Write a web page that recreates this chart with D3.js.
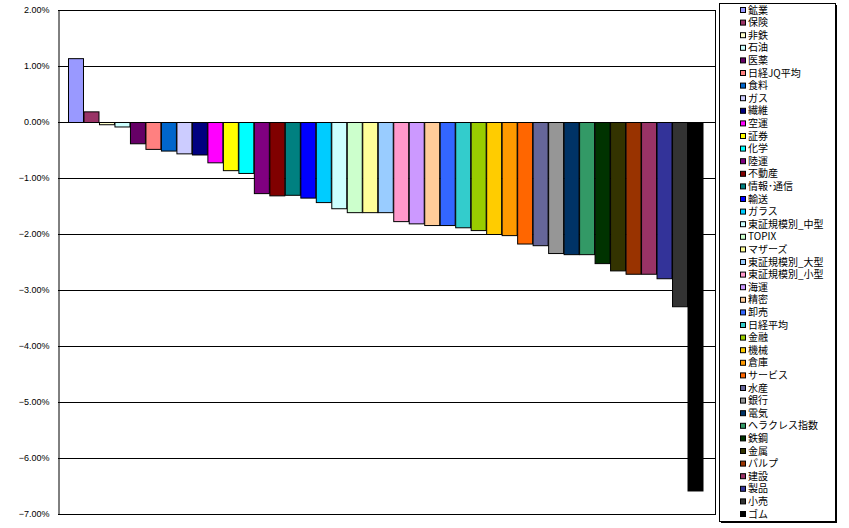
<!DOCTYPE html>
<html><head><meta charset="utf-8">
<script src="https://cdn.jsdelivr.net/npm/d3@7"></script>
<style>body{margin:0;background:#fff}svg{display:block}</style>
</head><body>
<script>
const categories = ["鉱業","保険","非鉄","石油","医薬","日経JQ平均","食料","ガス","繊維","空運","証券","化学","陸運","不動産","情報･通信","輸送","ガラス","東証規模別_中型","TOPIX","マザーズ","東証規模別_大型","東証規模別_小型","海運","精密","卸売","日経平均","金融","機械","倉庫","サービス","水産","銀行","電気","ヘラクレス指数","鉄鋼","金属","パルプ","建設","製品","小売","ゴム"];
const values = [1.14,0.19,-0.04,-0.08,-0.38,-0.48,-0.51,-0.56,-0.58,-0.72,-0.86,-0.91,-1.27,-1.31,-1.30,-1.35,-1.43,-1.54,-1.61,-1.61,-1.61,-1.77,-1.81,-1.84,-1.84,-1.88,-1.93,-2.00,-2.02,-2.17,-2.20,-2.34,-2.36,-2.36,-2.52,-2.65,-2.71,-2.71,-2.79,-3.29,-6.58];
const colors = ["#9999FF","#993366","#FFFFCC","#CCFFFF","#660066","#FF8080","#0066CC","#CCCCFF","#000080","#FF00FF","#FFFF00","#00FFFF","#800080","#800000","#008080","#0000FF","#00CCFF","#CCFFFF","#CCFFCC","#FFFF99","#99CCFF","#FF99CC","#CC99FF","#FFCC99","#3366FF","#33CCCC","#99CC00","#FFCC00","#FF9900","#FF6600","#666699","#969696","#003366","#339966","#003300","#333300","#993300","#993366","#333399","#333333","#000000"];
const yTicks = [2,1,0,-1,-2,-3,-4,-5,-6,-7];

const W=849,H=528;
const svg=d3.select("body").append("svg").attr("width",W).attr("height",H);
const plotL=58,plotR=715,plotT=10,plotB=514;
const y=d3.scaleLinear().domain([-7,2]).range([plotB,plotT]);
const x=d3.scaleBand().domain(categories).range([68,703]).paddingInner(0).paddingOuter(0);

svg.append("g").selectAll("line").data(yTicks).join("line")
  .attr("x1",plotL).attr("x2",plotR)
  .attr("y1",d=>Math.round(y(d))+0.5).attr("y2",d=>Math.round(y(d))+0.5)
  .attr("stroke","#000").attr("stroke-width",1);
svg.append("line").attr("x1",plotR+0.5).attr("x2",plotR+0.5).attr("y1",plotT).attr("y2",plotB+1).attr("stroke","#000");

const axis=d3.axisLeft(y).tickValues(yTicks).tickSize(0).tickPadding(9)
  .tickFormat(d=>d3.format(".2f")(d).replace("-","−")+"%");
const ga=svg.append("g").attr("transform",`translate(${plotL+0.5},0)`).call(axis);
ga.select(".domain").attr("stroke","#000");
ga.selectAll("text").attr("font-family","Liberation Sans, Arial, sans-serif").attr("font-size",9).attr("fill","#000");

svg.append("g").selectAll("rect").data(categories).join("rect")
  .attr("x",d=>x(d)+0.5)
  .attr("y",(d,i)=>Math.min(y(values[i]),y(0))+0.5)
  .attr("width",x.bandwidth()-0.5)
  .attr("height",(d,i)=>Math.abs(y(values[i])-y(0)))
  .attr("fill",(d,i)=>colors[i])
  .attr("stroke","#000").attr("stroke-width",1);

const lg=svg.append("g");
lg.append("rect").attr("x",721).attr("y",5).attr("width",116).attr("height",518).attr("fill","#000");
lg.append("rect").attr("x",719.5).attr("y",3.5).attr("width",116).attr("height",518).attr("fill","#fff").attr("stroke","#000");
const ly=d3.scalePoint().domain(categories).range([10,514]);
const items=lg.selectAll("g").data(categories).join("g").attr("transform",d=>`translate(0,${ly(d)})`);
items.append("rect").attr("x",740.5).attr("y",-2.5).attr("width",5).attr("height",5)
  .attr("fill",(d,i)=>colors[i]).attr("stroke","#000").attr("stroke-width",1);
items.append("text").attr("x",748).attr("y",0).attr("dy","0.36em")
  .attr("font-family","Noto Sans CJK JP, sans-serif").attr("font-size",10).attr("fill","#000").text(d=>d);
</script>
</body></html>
◆ ◆ ◆ ◆ ◆
### [Task details]
Write out again exactly the lines from the start of the data above through the line containing "const yTicks = [2,1,0,-1,-2,-3,-4,-5,-6,-7];", inclusive, excluding any pictures.

### [Answer to this problem]
Write a web page that recreates this chart with D3.js.
<!DOCTYPE html>
<html><head><meta charset="utf-8">
<script src="https://cdn.jsdelivr.net/npm/d3@7"></script>
<style>body{margin:0;background:#fff}svg{display:block}</style>
</head><body>
<script>
const categories = ["鉱業","保険","非鉄","石油","医薬","日経JQ平均","食料","ガス","繊維","空運","証券","化学","陸運","不動産","情報･通信","輸送","ガラス","東証規模別_中型","TOPIX","マザーズ","東証規模別_大型","東証規模別_小型","海運","精密","卸売","日経平均","金融","機械","倉庫","サービス","水産","銀行","電気","ヘラクレス指数","鉄鋼","金属","パルプ","建設","製品","小売","ゴム"];
const values = [1.14,0.19,-0.04,-0.08,-0.38,-0.48,-0.51,-0.56,-0.58,-0.72,-0.86,-0.91,-1.27,-1.31,-1.30,-1.35,-1.43,-1.54,-1.61,-1.61,-1.61,-1.77,-1.81,-1.84,-1.84,-1.88,-1.93,-2.00,-2.02,-2.17,-2.20,-2.34,-2.36,-2.36,-2.52,-2.65,-2.71,-2.71,-2.79,-3.29,-6.58];
const colors = ["#9999FF","#993366","#FFFFCC","#CCFFFF","#660066","#FF8080","#0066CC","#CCCCFF","#000080","#FF00FF","#FFFF00","#00FFFF","#800080","#800000","#008080","#0000FF","#00CCFF","#CCFFFF","#CCFFCC","#FFFF99","#99CCFF","#FF99CC","#CC99FF","#FFCC99","#3366FF","#33CCCC","#99CC00","#FFCC00","#FF9900","#FF6600","#666699","#969696","#003366","#339966","#003300","#333300","#993300","#993366","#333399","#333333","#000000"];
const yTicks = [2,1,0,-1,-2,-3,-4,-5,-6,-7];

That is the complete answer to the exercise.